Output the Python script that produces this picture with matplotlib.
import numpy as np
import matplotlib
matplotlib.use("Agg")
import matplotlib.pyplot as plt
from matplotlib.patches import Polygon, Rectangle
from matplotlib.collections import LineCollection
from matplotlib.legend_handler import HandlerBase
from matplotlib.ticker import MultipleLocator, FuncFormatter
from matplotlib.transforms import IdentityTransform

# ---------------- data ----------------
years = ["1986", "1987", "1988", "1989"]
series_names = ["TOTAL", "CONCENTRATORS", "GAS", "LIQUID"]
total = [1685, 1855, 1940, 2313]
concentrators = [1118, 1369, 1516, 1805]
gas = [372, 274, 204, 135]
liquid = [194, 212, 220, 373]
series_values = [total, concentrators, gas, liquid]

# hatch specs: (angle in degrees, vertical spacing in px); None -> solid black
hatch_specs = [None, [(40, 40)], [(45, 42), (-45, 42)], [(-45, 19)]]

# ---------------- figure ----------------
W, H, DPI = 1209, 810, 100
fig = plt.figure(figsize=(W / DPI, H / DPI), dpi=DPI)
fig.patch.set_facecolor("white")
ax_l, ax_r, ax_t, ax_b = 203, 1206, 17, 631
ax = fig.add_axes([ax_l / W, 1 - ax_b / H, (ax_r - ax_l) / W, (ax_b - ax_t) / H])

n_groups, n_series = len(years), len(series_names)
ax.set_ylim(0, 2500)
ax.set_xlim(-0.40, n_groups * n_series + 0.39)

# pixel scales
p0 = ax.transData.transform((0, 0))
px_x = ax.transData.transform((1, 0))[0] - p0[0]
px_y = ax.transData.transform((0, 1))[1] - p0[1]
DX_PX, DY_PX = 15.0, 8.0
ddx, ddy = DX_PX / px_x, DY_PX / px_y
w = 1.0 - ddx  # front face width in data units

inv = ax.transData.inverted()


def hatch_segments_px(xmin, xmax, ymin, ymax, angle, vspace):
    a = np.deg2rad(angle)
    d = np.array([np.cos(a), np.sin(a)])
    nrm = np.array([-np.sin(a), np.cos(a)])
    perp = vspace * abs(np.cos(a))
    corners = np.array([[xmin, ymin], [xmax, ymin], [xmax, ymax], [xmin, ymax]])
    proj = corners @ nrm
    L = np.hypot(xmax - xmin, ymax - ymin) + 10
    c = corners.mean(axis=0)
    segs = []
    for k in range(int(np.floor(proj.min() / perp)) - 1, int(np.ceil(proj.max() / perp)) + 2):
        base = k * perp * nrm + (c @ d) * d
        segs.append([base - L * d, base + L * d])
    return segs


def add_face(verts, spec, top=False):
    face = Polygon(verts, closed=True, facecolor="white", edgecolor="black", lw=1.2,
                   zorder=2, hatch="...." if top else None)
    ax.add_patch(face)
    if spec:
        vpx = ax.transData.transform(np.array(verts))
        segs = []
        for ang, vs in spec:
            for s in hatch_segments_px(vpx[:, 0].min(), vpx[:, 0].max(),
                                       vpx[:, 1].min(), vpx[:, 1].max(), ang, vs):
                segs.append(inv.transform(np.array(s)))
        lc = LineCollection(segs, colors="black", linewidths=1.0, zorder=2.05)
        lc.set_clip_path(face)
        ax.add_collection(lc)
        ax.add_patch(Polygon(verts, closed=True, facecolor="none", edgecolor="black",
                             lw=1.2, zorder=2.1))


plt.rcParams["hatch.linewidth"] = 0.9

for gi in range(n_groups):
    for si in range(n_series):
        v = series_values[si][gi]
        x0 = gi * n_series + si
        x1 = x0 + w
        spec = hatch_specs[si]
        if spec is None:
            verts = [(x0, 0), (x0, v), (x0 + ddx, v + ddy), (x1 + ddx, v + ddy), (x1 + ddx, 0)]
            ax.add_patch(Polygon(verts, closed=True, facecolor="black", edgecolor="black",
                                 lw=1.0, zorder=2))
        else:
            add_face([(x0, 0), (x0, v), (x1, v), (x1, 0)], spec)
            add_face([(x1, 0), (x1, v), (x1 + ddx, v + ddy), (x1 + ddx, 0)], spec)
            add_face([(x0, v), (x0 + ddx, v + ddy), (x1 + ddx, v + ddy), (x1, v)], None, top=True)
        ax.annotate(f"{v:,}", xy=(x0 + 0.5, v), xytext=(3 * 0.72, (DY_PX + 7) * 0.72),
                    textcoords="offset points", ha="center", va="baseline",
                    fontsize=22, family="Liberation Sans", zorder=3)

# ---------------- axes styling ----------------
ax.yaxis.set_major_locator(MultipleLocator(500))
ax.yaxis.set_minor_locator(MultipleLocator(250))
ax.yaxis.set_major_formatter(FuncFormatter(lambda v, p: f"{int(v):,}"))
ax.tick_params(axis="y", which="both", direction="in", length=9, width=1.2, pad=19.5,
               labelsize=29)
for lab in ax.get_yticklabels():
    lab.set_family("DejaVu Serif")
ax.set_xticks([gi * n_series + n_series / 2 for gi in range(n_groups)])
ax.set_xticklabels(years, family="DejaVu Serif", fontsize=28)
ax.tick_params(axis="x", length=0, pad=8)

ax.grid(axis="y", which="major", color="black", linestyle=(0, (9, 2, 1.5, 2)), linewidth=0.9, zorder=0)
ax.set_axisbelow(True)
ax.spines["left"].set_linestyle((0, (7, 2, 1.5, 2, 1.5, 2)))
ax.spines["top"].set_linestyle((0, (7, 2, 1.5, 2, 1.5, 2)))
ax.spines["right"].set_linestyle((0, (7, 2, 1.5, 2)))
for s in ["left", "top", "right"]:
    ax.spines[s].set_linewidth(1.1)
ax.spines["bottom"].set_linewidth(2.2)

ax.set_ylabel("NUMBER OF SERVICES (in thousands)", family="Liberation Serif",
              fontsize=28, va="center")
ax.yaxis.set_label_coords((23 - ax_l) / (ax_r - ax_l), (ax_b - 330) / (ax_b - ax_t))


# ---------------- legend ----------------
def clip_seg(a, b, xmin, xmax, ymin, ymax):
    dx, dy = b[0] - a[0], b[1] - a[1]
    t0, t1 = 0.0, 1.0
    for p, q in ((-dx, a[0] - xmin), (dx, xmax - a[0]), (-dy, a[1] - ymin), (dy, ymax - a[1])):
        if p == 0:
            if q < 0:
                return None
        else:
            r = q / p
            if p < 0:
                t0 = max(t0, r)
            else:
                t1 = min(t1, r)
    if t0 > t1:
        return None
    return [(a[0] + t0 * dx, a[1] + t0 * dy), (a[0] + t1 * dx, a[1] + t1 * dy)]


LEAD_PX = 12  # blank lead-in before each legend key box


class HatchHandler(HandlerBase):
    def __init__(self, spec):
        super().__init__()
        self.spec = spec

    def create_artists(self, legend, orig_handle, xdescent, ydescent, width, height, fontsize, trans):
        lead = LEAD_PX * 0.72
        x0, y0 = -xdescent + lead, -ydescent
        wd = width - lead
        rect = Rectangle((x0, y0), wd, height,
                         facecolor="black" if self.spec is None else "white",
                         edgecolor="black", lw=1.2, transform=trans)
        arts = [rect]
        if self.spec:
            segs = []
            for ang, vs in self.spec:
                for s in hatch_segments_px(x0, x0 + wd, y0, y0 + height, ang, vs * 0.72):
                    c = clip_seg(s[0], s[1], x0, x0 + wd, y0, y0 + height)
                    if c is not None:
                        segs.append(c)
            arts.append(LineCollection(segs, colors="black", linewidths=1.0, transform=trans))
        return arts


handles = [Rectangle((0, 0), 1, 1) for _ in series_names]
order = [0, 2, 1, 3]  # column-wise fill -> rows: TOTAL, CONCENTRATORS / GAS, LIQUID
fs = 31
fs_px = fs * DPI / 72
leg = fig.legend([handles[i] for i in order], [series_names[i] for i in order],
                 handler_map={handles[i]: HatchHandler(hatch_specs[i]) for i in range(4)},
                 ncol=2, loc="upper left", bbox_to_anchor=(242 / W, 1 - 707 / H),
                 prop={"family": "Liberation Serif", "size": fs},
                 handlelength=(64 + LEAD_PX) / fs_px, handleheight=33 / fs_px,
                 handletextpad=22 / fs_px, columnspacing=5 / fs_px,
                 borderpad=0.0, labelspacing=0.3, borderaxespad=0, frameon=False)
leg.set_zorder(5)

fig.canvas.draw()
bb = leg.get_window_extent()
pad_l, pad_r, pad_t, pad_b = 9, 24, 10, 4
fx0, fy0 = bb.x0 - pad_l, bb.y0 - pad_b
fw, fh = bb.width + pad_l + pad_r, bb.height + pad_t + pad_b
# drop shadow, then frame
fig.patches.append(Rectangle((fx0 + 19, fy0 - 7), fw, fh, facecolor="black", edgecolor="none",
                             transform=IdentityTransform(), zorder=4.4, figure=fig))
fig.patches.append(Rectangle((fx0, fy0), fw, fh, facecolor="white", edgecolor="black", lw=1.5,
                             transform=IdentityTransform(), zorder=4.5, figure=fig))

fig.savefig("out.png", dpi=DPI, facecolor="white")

## Written exercise
Starting at the first line of the material above, reproduce each line exactly up to and including the line with "inv = ax.transData.inverted()".

## Exercise solution
Output the Python script that produces this picture with matplotlib.
import numpy as np
import matplotlib
matplotlib.use("Agg")
import matplotlib.pyplot as plt
from matplotlib.patches import Polygon, Rectangle
from matplotlib.collections import LineCollection
from matplotlib.legend_handler import HandlerBase
from matplotlib.ticker import MultipleLocator, FuncFormatter
from matplotlib.transforms import IdentityTransform

# ---------------- data ----------------
years = ["1986", "1987", "1988", "1989"]
series_names = ["TOTAL", "CONCENTRATORS", "GAS", "LIQUID"]
total = [1685, 1855, 1940, 2313]
concentrators = [1118, 1369, 1516, 1805]
gas = [372, 274, 204, 135]
liquid = [194, 212, 220, 373]
series_values = [total, concentrators, gas, liquid]

# hatch specs: (angle in degrees, vertical spacing in px); None -> solid black
hatch_specs = [None, [(40, 40)], [(45, 42), (-45, 42)], [(-45, 19)]]

# ---------------- figure ----------------
W, H, DPI = 1209, 810, 100
fig = plt.figure(figsize=(W / DPI, H / DPI), dpi=DPI)
fig.patch.set_facecolor("white")
ax_l, ax_r, ax_t, ax_b = 203, 1206, 17, 631
ax = fig.add_axes([ax_l / W, 1 - ax_b / H, (ax_r - ax_l) / W, (ax_b - ax_t) / H])

n_groups, n_series = len(years), len(series_names)
ax.set_ylim(0, 2500)
ax.set_xlim(-0.40, n_groups * n_series + 0.39)

# pixel scales
p0 = ax.transData.transform((0, 0))
px_x = ax.transData.transform((1, 0))[0] - p0[0]
px_y = ax.transData.transform((0, 1))[1] - p0[1]
DX_PX, DY_PX = 15.0, 8.0
ddx, ddy = DX_PX / px_x, DY_PX / px_y
w = 1.0 - ddx  # front face width in data units

inv = ax.transData.inverted()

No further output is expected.